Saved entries
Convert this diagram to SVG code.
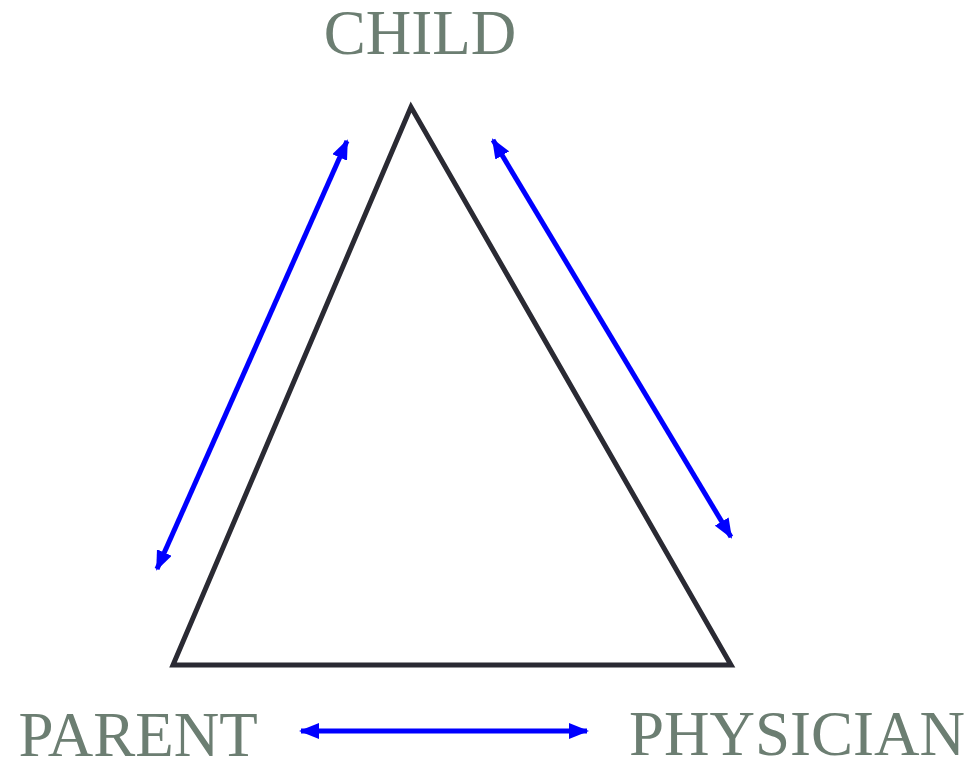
<svg xmlns="http://www.w3.org/2000/svg" width="969" height="761" viewBox="0 0 969 761">
<style>
.lbl{font-family:"Liberation Serif","Times New Roman",serif;font-size:63px;fill:#6c7e72}
.edge{stroke:#0000ff;stroke-width:5;fill:none}
</style>
<defs>
<marker id="ah" markerWidth="4" markerHeight="3.2" refX="3.6" refY="1.6" orient="auto-start-reverse" markerUnits="strokeWidth">
<path d="M0,0 L4,1.6 L0,3.2 Z" fill="#0000ff"/>
</marker>
</defs>
<rect width="969" height="761" fill="#ffffff"/>
<g id="triangle">
<path d="M411,107 L173,665 L731,665 Z" fill="none" stroke="#2a2a33" stroke-width="5" stroke-linejoin="miter"/>
</g>
<g id="child"><text class="lbl" x="420" y="54" text-anchor="middle">CHILD</text></g>
<g id="parent"><text class="lbl" x="138" y="756" text-anchor="middle">PARENT</text></g>
<g id="physician"><text class="lbl" x="797" y="755" text-anchor="middle">PHYSICIAN</text></g>
<g id="connectors">
<line class="edge" x1="157" y1="569" x2="347" y2="141" marker-start="url(#ah)" marker-end="url(#ah)"/>
<line class="edge" x1="493" y1="140" x2="731" y2="537" marker-start="url(#ah)" marker-end="url(#ah)"/>
<line class="edge" x1="301" y1="731" x2="587" y2="731" marker-start="url(#ah)" marker-end="url(#ah)"/>
</g>
</svg>
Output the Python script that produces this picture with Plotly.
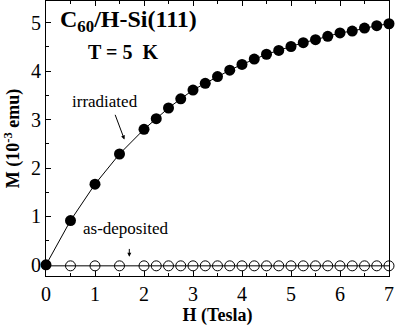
import plotly.graph_objects as go

H_irr = [0, 0.5, 1.0, 1.5, 2.0, 2.25, 2.5, 2.75, 3.0, 3.25, 3.5, 3.75, 4.0, 4.25, 4.5,
         4.75, 5.0, 5.25, 5.5, 5.75, 6.0, 6.25, 6.5, 6.75, 7.0]
M_irr = [0.0, 0.915, 1.667, 2.29, 2.80, 3.02, 3.24, 3.43, 3.61, 3.75, 3.89, 4.02, 4.14, 4.25, 4.35,
         4.43, 4.51, 4.59, 4.65, 4.72, 4.79, 4.83, 4.89, 4.94, 4.98]
H_dep = [0.5, 1.0, 1.5, 2.0, 2.25, 2.5, 2.75, 3.0, 3.25, 3.5, 3.75, 4.0, 4.25, 4.5,
         4.75, 5.0, 5.25, 5.5, 5.75, 6.0, 6.25, 6.5, 6.75, 7.0]
M_dep = [-0.02] * len(H_dep)
H_dep0 = [0.0] + H_dep
M_dep0 = [-0.02] + M_dep

FONT = "Liberation Serif"

fig = go.Figure()
fig.add_trace(go.Scatter(x=H_dep0, y=M_dep0, mode="lines", line=dict(color="black", width=1),
                         showlegend=False, cliponaxis=False))
fig.add_trace(go.Scatter(x=H_dep, y=M_dep, mode="markers",
                         marker=dict(symbol="circle-open", size=10, color="black", line=dict(width=1)),
                         showlegend=False, cliponaxis=False))
fig.add_trace(go.Scatter(x=H_irr, y=M_irr, mode="lines+markers", line=dict(color="black", width=1),
                         marker=dict(symbol="circle", size=11, color="black"),
                         showlegend=False, cliponaxis=False))

fig.add_annotation(x=1.2, y=3.37, text="irradiated", showarrow=False,
                   font=dict(family=FONT, size=17, color="black"))
fig.add_annotation(x=1.6, y=2.59, ax=1.4, ay=3.13, axref="x", ayref="y", xref="x", yref="y",
                   text="", showarrow=True, arrowhead=2, arrowsize=0.8, arrowwidth=1, arrowcolor="black")
fig.add_annotation(x=1.62, y=0.75, text="as-deposited", showarrow=False,
                   font=dict(family=FONT, size=17, color="black"))
fig.add_annotation(x=1.7, y=0.17, ax=1.7, ay=0.36, axref="x", ayref="y", xref="x", yref="y",
                   text="", showarrow=True, arrowhead=2, arrowsize=0.8, arrowwidth=1, arrowcolor="black")
fig.add_annotation(x=0.24, y=5.03, xanchor="left", text="<b>C<sub>60</sub>/H-Si(111)</b>", showarrow=False,
                   font=dict(family=FONT, size=24, color="black"))
fig.add_annotation(x=0.82, y=4.4, xanchor="left", text="<b>T = 5  K</b>", showarrow=False,
                   font=dict(family=FONT, size=20, color="black"))

fig.update_layout(
    template="none",
    width=395, height=327,
    margin=dict(l=46, r=6, t=1, b=51),
    plot_bgcolor="white", paper_bgcolor="white",
    font=dict(family=FONT, size=18, color="black"),
)
fig.update_xaxes(range=[0, 7], dtick=1, ticks="inside", ticklen=5, tickcolor="black",
                 tickfont=dict(family=FONT, size=20, color="black"),
                 showline=True, linecolor="black", linewidth=1, mirror="allticks",
                 showgrid=False, zeroline=False,
                 minor=dict(dtick=0.5, ticks="inside", ticklen=3, tickcolor="black", showgrid=False),
                 title=dict(text="<b>H (Tesla)</b>", font=dict(family=FONT, size=18), standoff=3))
fig.update_yaxes(range=[-0.23, 5.45], dtick=1, ticks="inside", ticklen=5, tickcolor="black",
                 tickfont=dict(family=FONT, size=20, color="black"),
                 showline=True, linecolor="black", linewidth=1, mirror=True,
                 showgrid=False, zeroline=False,
                 minor=dict(dtick=0.5, ticks="inside", ticklen=3, tickcolor="black", showgrid=False),
                 title=dict(text="<b>M (10<sup>-3</sup> emu)</b>", font=dict(family=FONT, size=18), standoff=6))

fig.write_html("out.html", config={"displayModeBar": False},
               post_script="document.body.style.margin='0';document.body.style.overflow='hidden';")
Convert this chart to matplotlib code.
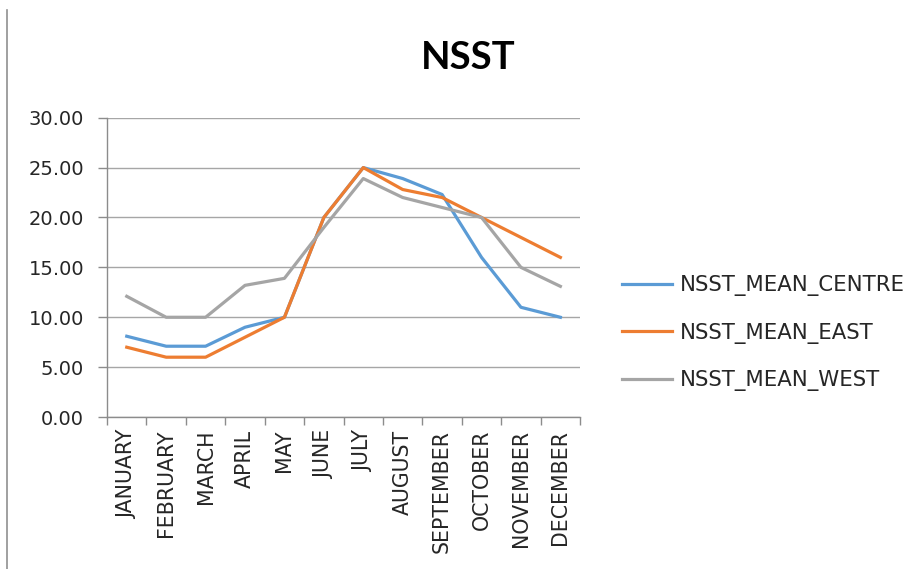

_TASK REQUIREMENTS_: Without including any pictures, print each record exactly.

_FINAL ANSWER_:
Convert this diagram to SVG code.
<svg xmlns="http://www.w3.org/2000/svg" width="969" height="761" viewBox="0 0 969 761">
<style>
.lbl{font-family:"Liberation Serif","Times New Roman",serif;font-size:63px;fill:#6c7e72}
.edge{stroke:#0000ff;stroke-width:5;fill:none}
</style>
<defs>
<marker id="ah" markerWidth="4" markerHeight="3.2" refX="3.6" refY="1.6" orient="auto-start-reverse" markerUnits="strokeWidth">
<path d="M0,0 L4,1.6 L0,3.2 Z" fill="#0000ff"/>
</marker>
</defs>
<rect width="969" height="761" fill="#ffffff"/>
<g id="triangle">
<path d="M411,107 L173,665 L731,665 Z" fill="none" stroke="#2a2a33" stroke-width="5" stroke-linejoin="miter"/>
</g>
<g id="child"><text class="lbl" x="420" y="54" text-anchor="middle">CHILD</text></g>
<g id="parent"><text class="lbl" x="138" y="756" text-anchor="middle">PARENT</text></g>
<g id="physician"><text class="lbl" x="797" y="755" text-anchor="middle">PHYSICIAN</text></g>
<g id="connectors">
<line class="edge" x1="157" y1="569" x2="347" y2="141" marker-start="url(#ah)" marker-end="url(#ah)"/>
<line class="edge" x1="493" y1="140" x2="731" y2="537" marker-start="url(#ah)" marker-end="url(#ah)"/>
<line class="edge" x1="301" y1="731" x2="587" y2="731" marker-start="url(#ah)" marker-end="url(#ah)"/>
</g>
</svg>
Output the Python script that produces this picture with Plotly.
import plotly.graph_objects as go

H_irr = [0, 0.5, 1.0, 1.5, 2.0, 2.25, 2.5, 2.75, 3.0, 3.25, 3.5, 3.75, 4.0, 4.25, 4.5,
         4.75, 5.0, 5.25, 5.5, 5.75, 6.0, 6.25, 6.5, 6.75, 7.0]
M_irr = [0.0, 0.915, 1.667, 2.29, 2.80, 3.02, 3.24, 3.43, 3.61, 3.75, 3.89, 4.02, 4.14, 4.25, 4.35,
         4.43, 4.51, 4.59, 4.65, 4.72, 4.79, 4.83, 4.89, 4.94, 4.98]
H_dep = [0.5, 1.0, 1.5, 2.0, 2.25, 2.5, 2.75, 3.0, 3.25, 3.5, 3.75, 4.0, 4.25, 4.5,
         4.75, 5.0, 5.25, 5.5, 5.75, 6.0, 6.25, 6.5, 6.75, 7.0]
M_dep = [-0.02] * len(H_dep)
H_dep0 = [0.0] + H_dep
M_dep0 = [-0.02] + M_dep

FONT = "Liberation Serif"

fig = go.Figure()
fig.add_trace(go.Scatter(x=H_dep0, y=M_dep0, mode="lines", line=dict(color="black", width=1),
                         showlegend=False, cliponaxis=False))
fig.add_trace(go.Scatter(x=H_dep, y=M_dep, mode="markers",
                         marker=dict(symbol="circle-open", size=10, color="black", line=dict(width=1)),
                         showlegend=False, cliponaxis=False))
fig.add_trace(go.Scatter(x=H_irr, y=M_irr, mode="lines+markers", line=dict(color="black", width=1),
                         marker=dict(symbol="circle", size=11, color="black"),
                         showlegend=False, cliponaxis=False))

fig.add_annotation(x=1.2, y=3.37, text="irradiated", showarrow=False,
                   font=dict(family=FONT, size=17, color="black"))
fig.add_annotation(x=1.6, y=2.59, ax=1.4, ay=3.13, axref="x", ayref="y", xref="x", yref="y",
                   text="", showarrow=True, arrowhead=2, arrowsize=0.8, arrowwidth=1, arrowcolor="black")
fig.add_annotation(x=1.62, y=0.75, text="as-deposited", showarrow=False,
                   font=dict(family=FONT, size=17, color="black"))
fig.add_annotation(x=1.7, y=0.17, ax=1.7, ay=0.36, axref="x", ayref="y", xref="x", yref="y",
                   text="", showarrow=True, arrowhead=2, arrowsize=0.8, arrowwidth=1, arrowcolor="black")
fig.add_annotation(x=0.24, y=5.03, xanchor="left", text="<b>C<sub>60</sub>/H-Si(111)</b>", showarrow=False,
                   font=dict(family=FONT, size=24, color="black"))
fig.add_annotation(x=0.82, y=4.4, xanchor="left", text="<b>T = 5  K</b>", showarrow=False,
                   font=dict(family=FONT, size=20, color="black"))

fig.update_layout(
    template="none",
    width=395, height=327,
    margin=dict(l=46, r=6, t=1, b=51),
    plot_bgcolor="white", paper_bgcolor="white",
    font=dict(family=FONT, size=18, color="black"),
)
fig.update_xaxes(range=[0, 7], dtick=1, ticks="inside", ticklen=5, tickcolor="black",
                 tickfont=dict(family=FONT, size=20, color="black"),
                 showline=True, linecolor="black", linewidth=1, mirror="allticks",
                 showgrid=False, zeroline=False,
                 minor=dict(dtick=0.5, ticks="inside", ticklen=3, tickcolor="black", showgrid=False),
                 title=dict(text="<b>H (Tesla)</b>", font=dict(family=FONT, size=18), standoff=3))
fig.update_yaxes(range=[-0.23, 5.45], dtick=1, ticks="inside", ticklen=5, tickcolor="black",
                 tickfont=dict(family=FONT, size=20, color="black"),
                 showline=True, linecolor="black", linewidth=1, mirror=True,
                 showgrid=False, zeroline=False,
                 minor=dict(dtick=0.5, ticks="inside", ticklen=3, tickcolor="black", showgrid=False),
                 title=dict(text="<b>M (10<sup>-3</sup> emu)</b>", font=dict(family=FONT, size=18), standoff=6))

fig.write_html("out.html", config={"displayModeBar": False},
               post_script="document.body.style.margin='0';document.body.style.overflow='hidden';")
Convert this chart to matplotlib code.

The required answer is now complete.